Fri, May 17, 2013 - Page 9 News List

Spies caught in Web site scandal embarrass Seoul

The South Korean spy agency has said its agents were engaged in missions to cope with North Korea’s cyberwarfare, but opposition lawmakers and activists suspect something more insidious is afoot

By Kim Hung-jin  /  AP, SEOUL

Police said last month they have found that at least two agents and an ordinary citizen, who was allegedly in collusion with them, posted 100 comments on at least two Web sites in violation of a law banning the NIS from engaging in domestic politics. Police subsequently requested that prosecutors indict all three people, one of whom is the agent the opposition had accused before the election.

One of the Web sites is the online forum Today Humor, which had more than 950,000 unique visitors last month, according to Nielsen KoreanClick.

Police found that the agents did not violate the law because they were not influential enough to sway the election’s outcome and only supported government policies and projects rather than directly criticizing Moon. One of the comments disclosed by police praised Park Geun-hye’s predecessor and fellow ruling party member Lee Myung-bak for making many overseas trips: “President Lee Myung-bak will make a five-day trip to Indonesia and Thailand from tomorrow. This will be his 48th overseas trip and it is overwhelmingly the largest-ever [among South Korean presidents]. He is really great.”

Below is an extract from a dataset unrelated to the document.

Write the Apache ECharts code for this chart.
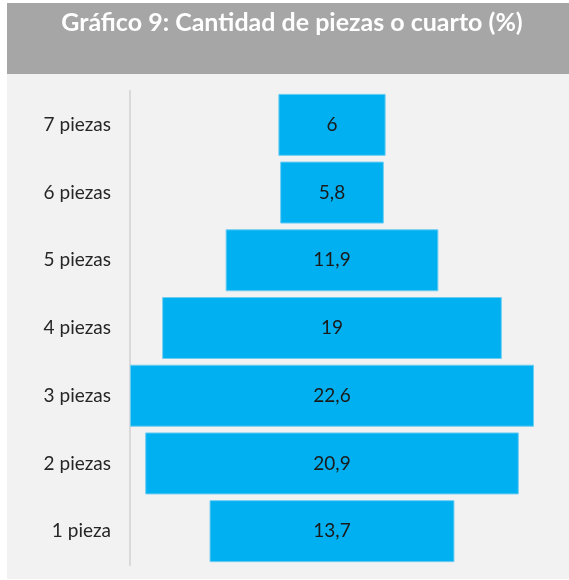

Democratic Party officials agreed the comments did not have straightforward, bold criticism of Moon, but rather tried to derogate him and support Park Geun-hye by slightly tweaking the spelling of their names. For instance, in their postings they called Moon Jae-in “Moon Joein” — which means “Moon, the criminal” — while calling Park Geun-hye “Geun-hye, jjang” — which means “Geun-hye, the best” — party officials said.

The NIS has defended itself, saying the two agents were only engaged in missions to cope with North Korea’s cyberwarfare by posting comments countering messages praising the North’s system and spreading groundless rumors about South Korean government policies.

Opposition lawmakers and activists suspect a broader, systemic operation than has been revealed so far, involving a far larger number of NIS agents.

A nonprofit organization called Lawyers for a Democratic Society conducted an independent investigation and said NIS agents also tried to vote down posts unfavorable to Park Geun-hye at Today Humor, which selects the daily top comments based on votes from users. At least four individuals created 73 IDs at the Today Humor forum since August last year and cast more than 1,100 votes against the posts that depicted Park Geun-hye unfavorably, according to Park Ju-min, an attorney at the organization. They collectively expressed opposition to the posts that depicted Moon favorably, he said.

Critics attacked what they see as an attempt to affect the election, and said the work had little to do with the spy agency’s job.

“How much effort had been needed to make the spy agency commit itself to its main duty? What’s happening now is like having backtracked in those efforts,” said Lee Cheol-hee, head of the private Doomun Political Strategy Institute in Seoul. “It’s a very serious matter.”

“They did something that they shouldn’t do ... while little achievement on one of its main duties — North Korea intelligence — are seen,” analyst Paik Hak-soon at the Sejong Institute in South Korea said. “Unless it places its priority on something, that cannot help being neglected.”